Stated problem:
Skip any picture you find and retype all the remaining lines exactly.

## START Provided entries

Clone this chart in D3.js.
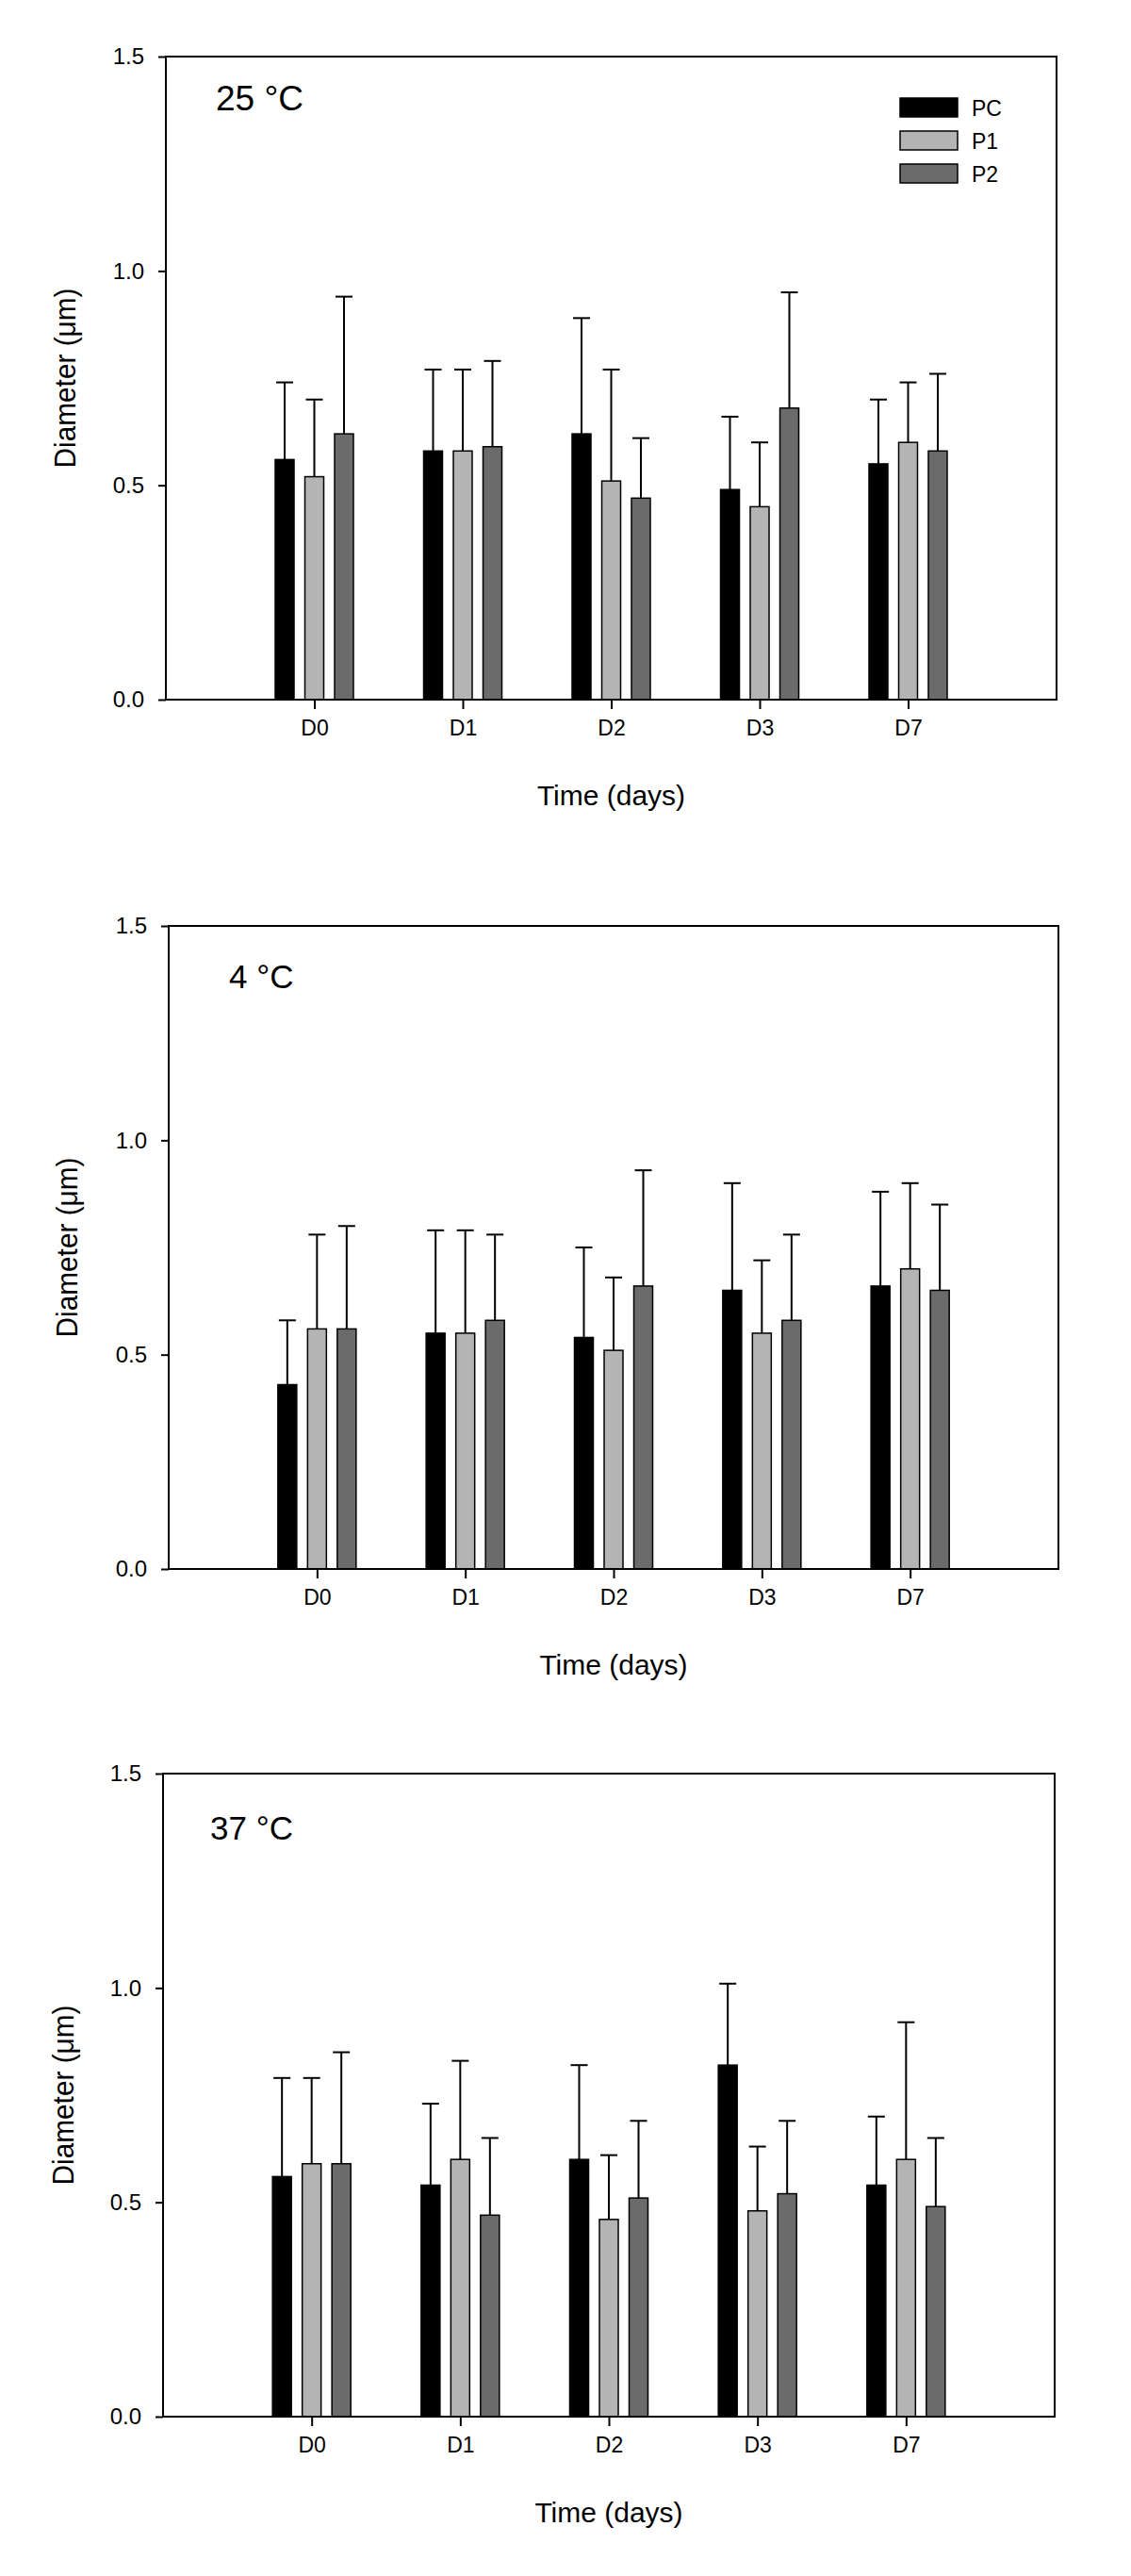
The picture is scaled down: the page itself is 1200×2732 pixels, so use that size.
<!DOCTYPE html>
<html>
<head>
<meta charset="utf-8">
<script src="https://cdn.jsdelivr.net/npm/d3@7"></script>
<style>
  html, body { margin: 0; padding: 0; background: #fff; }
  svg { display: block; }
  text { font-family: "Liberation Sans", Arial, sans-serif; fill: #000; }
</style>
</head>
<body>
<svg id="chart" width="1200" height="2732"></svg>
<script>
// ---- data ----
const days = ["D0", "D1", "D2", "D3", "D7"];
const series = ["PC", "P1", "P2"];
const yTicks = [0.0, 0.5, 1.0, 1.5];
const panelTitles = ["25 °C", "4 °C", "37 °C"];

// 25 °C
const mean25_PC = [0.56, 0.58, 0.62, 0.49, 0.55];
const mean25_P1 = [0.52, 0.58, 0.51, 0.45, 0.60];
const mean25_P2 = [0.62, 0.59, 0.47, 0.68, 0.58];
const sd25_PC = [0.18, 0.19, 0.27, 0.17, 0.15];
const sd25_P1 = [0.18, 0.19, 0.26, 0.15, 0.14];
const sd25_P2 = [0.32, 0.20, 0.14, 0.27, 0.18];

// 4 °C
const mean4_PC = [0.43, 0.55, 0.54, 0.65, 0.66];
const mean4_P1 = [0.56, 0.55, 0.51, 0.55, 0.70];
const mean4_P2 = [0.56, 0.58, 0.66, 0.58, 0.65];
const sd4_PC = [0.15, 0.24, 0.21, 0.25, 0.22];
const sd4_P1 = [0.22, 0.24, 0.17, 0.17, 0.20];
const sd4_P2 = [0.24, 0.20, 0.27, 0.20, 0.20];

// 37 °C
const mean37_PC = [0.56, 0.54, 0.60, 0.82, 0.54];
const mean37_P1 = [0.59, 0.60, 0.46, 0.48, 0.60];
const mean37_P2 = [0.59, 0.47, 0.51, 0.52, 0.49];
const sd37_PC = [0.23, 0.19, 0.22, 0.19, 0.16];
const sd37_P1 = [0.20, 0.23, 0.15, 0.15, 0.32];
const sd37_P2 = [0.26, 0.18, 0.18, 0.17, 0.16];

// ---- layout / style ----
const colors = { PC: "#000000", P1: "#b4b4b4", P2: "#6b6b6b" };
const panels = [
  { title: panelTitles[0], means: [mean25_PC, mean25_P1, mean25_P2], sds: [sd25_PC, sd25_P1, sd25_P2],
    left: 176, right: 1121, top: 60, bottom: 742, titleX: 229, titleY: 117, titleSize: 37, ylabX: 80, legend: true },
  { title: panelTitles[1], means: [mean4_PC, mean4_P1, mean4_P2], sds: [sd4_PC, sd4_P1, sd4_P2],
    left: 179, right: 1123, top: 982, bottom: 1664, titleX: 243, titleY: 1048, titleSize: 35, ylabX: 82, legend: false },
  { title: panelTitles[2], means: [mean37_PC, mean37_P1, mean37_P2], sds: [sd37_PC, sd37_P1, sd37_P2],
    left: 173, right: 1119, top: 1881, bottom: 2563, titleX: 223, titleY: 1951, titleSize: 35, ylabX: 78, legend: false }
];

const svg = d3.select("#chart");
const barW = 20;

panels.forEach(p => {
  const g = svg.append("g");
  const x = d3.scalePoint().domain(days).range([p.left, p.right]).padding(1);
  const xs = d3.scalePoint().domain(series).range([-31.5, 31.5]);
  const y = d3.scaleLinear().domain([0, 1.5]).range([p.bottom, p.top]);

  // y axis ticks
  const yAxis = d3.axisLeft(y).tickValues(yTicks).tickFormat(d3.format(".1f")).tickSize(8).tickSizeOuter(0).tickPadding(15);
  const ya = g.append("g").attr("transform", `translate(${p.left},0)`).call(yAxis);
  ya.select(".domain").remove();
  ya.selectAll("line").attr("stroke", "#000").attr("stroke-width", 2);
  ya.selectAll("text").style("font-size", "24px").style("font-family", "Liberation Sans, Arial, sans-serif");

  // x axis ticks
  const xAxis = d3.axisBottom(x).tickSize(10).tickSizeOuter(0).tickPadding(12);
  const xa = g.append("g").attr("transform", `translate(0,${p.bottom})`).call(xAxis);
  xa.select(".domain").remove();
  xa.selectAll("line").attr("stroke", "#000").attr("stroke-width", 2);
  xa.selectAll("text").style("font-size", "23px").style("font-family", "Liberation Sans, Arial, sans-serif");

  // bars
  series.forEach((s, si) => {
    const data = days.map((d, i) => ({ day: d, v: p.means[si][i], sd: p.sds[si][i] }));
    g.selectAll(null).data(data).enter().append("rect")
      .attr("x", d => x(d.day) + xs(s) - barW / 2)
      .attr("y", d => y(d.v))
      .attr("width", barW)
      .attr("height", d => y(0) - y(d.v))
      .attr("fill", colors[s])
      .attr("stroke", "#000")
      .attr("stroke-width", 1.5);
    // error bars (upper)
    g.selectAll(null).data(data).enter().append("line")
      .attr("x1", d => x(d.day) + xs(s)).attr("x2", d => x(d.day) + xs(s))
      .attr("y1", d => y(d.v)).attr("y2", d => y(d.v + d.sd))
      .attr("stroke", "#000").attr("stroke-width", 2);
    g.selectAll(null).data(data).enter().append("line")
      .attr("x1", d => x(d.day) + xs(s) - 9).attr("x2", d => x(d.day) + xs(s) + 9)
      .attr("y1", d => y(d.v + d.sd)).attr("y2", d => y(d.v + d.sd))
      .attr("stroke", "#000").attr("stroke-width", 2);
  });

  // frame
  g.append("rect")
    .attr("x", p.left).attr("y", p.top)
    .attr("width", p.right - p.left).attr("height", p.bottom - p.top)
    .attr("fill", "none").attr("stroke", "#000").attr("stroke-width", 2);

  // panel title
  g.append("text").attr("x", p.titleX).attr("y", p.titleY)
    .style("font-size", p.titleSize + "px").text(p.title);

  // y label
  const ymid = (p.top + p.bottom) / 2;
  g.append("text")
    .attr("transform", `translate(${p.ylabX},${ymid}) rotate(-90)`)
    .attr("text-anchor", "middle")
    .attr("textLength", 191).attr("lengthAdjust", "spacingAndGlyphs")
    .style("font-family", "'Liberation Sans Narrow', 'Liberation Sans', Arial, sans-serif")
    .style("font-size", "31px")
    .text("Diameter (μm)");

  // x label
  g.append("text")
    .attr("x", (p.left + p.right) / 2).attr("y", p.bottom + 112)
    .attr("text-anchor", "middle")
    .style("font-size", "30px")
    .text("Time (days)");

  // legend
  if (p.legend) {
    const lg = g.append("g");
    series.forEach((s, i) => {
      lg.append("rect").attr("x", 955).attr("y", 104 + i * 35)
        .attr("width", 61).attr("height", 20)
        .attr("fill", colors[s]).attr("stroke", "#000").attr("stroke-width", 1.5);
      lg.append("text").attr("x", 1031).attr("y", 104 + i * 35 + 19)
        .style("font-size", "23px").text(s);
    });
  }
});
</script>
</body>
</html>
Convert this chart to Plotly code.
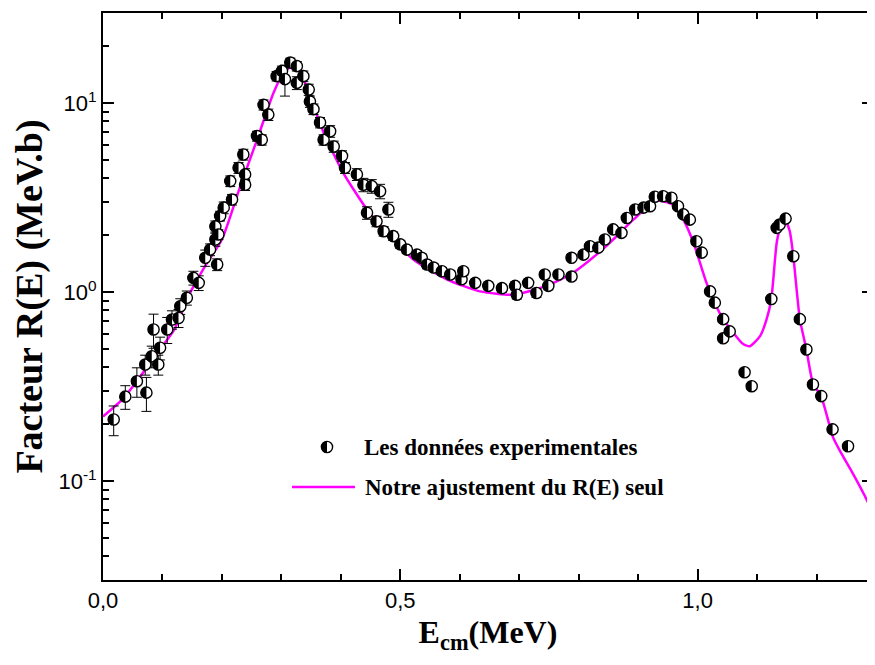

## END Provided entries

Completed task:
Clone this chart in D3.js.
The picture is scaled down: the page itself is 1200×2732 pixels, so use that size.
<!DOCTYPE html>
<html>
<head>
<meta charset="utf-8">
<script src="https://cdn.jsdelivr.net/npm/d3@7"></script>
<style>
  html, body { margin: 0; padding: 0; background: #fff; }
  svg { display: block; }
  text { font-family: "Liberation Sans", Arial, sans-serif; fill: #000; }
</style>
</head>
<body>
<svg id="chart" width="1200" height="2732"></svg>
<script>
// ---- data ----
const days = ["D0", "D1", "D2", "D3", "D7"];
const series = ["PC", "P1", "P2"];
const yTicks = [0.0, 0.5, 1.0, 1.5];
const panelTitles = ["25 °C", "4 °C", "37 °C"];

// 25 °C
const mean25_PC = [0.56, 0.58, 0.62, 0.49, 0.55];
const mean25_P1 = [0.52, 0.58, 0.51, 0.45, 0.60];
const mean25_P2 = [0.62, 0.59, 0.47, 0.68, 0.58];
const sd25_PC = [0.18, 0.19, 0.27, 0.17, 0.15];
const sd25_P1 = [0.18, 0.19, 0.26, 0.15, 0.14];
const sd25_P2 = [0.32, 0.20, 0.14, 0.27, 0.18];

// 4 °C
const mean4_PC = [0.43, 0.55, 0.54, 0.65, 0.66];
const mean4_P1 = [0.56, 0.55, 0.51, 0.55, 0.70];
const mean4_P2 = [0.56, 0.58, 0.66, 0.58, 0.65];
const sd4_PC = [0.15, 0.24, 0.21, 0.25, 0.22];
const sd4_P1 = [0.22, 0.24, 0.17, 0.17, 0.20];
const sd4_P2 = [0.24, 0.20, 0.27, 0.20, 0.20];

// 37 °C
const mean37_PC = [0.56, 0.54, 0.60, 0.82, 0.54];
const mean37_P1 = [0.59, 0.60, 0.46, 0.48, 0.60];
const mean37_P2 = [0.59, 0.47, 0.51, 0.52, 0.49];
const sd37_PC = [0.23, 0.19, 0.22, 0.19, 0.16];
const sd37_P1 = [0.20, 0.23, 0.15, 0.15, 0.32];
const sd37_P2 = [0.26, 0.18, 0.18, 0.17, 0.16];

// ---- layout / style ----
const colors = { PC: "#000000", P1: "#b4b4b4", P2: "#6b6b6b" };
const panels = [
  { title: panelTitles[0], means: [mean25_PC, mean25_P1, mean25_P2], sds: [sd25_PC, sd25_P1, sd25_P2],
    left: 176, right: 1121, top: 60, bottom: 742, titleX: 229, titleY: 117, titleSize: 37, ylabX: 80, legend: true },
  { title: panelTitles[1], means: [mean4_PC, mean4_P1, mean4_P2], sds: [sd4_PC, sd4_P1, sd4_P2],
    left: 179, right: 1123, top: 982, bottom: 1664, titleX: 243, titleY: 1048, titleSize: 35, ylabX: 82, legend: false },
  { title: panelTitles[2], means: [mean37_PC, mean37_P1, mean37_P2], sds: [sd37_PC, sd37_P1, sd37_P2],
    left: 173, right: 1119, top: 1881, bottom: 2563, titleX: 223, titleY: 1951, titleSize: 35, ylabX: 78, legend: false }
];

const svg = d3.select("#chart");
const barW = 20;

panels.forEach(p => {
  const g = svg.append("g");
  const x = d3.scalePoint().domain(days).range([p.left, p.right]).padding(1);
  const xs = d3.scalePoint().domain(series).range([-31.5, 31.5]);
  const y = d3.scaleLinear().domain([0, 1.5]).range([p.bottom, p.top]);

  // y axis ticks
  const yAxis = d3.axisLeft(y).tickValues(yTicks).tickFormat(d3.format(".1f")).tickSize(8).tickSizeOuter(0).tickPadding(15);
  const ya = g.append("g").attr("transform", `translate(${p.left},0)`).call(yAxis);
  ya.select(".domain").remove();
  ya.selectAll("line").attr("stroke", "#000").attr("stroke-width", 2);
  ya.selectAll("text").style("font-size", "24px").style("font-family", "Liberation Sans, Arial, sans-serif");

  // x axis ticks
  const xAxis = d3.axisBottom(x).tickSize(10).tickSizeOuter(0).tickPadding(12);
  const xa = g.append("g").attr("transform", `translate(0,${p.bottom})`).call(xAxis);
  xa.select(".domain").remove();
  xa.selectAll("line").attr("stroke", "#000").attr("stroke-width", 2);
  xa.selectAll("text").style("font-size", "23px").style("font-family", "Liberation Sans, Arial, sans-serif");

  // bars
  series.forEach((s, si) => {
    const data = days.map((d, i) => ({ day: d, v: p.means[si][i], sd: p.sds[si][i] }));
    g.selectAll(null).data(data).enter().append("rect")
      .attr("x", d => x(d.day) + xs(s) - barW / 2)
      .attr("y", d => y(d.v))
      .attr("width", barW)
      .attr("height", d => y(0) - y(d.v))
      .attr("fill", colors[s])
      .attr("stroke", "#000")
      .attr("stroke-width", 1.5);
    // error bars (upper)
    g.selectAll(null).data(data).enter().append("line")
      .attr("x1", d => x(d.day) + xs(s)).attr("x2", d => x(d.day) + xs(s))
      .attr("y1", d => y(d.v)).attr("y2", d => y(d.v + d.sd))
      .attr("stroke", "#000").attr("stroke-width", 2);
    g.selectAll(null).data(data).enter().append("line")
      .attr("x1", d => x(d.day) + xs(s) - 9).attr("x2", d => x(d.day) + xs(s) + 9)
      .attr("y1", d => y(d.v + d.sd)).attr("y2", d => y(d.v + d.sd))
      .attr("stroke", "#000").attr("stroke-width", 2);
  });

  // frame
  g.append("rect")
    .attr("x", p.left).attr("y", p.top)
    .attr("width", p.right - p.left).attr("height", p.bottom - p.top)
    .attr("fill", "none").attr("stroke", "#000").attr("stroke-width", 2);

  // panel title
  g.append("text").attr("x", p.titleX).attr("y", p.titleY)
    .style("font-size", p.titleSize + "px").text(p.title);

  // y label
  const ymid = (p.top + p.bottom) / 2;
  g.append("text")
    .attr("transform", `translate(${p.ylabX},${ymid}) rotate(-90)`)
    .attr("text-anchor", "middle")
    .attr("textLength", 191).attr("lengthAdjust", "spacingAndGlyphs")
    .style("font-family", "'Liberation Sans Narrow', 'Liberation Sans', Arial, sans-serif")
    .style("font-size", "31px")
    .text("Diameter (μm)");

  // x label
  g.append("text")
    .attr("x", (p.left + p.right) / 2).attr("y", p.bottom + 112)
    .attr("text-anchor", "middle")
    .style("font-size", "30px")
    .text("Time (days)");

  // legend
  if (p.legend) {
    const lg = g.append("g");
    series.forEach((s, i) => {
      lg.append("rect").attr("x", 955).attr("y", 104 + i * 35)
        .attr("width", 61).attr("height", 20)
        .attr("fill", colors[s]).attr("stroke", "#000").attr("stroke-width", 1.5);
      lg.append("text").attr("x", 1031).attr("y", 104 + i * 35 + 19)
        .style("font-size", "23px").text(s);
    });
  }
});
</script>
</body>
</html>
Convert this chart to Plotly code.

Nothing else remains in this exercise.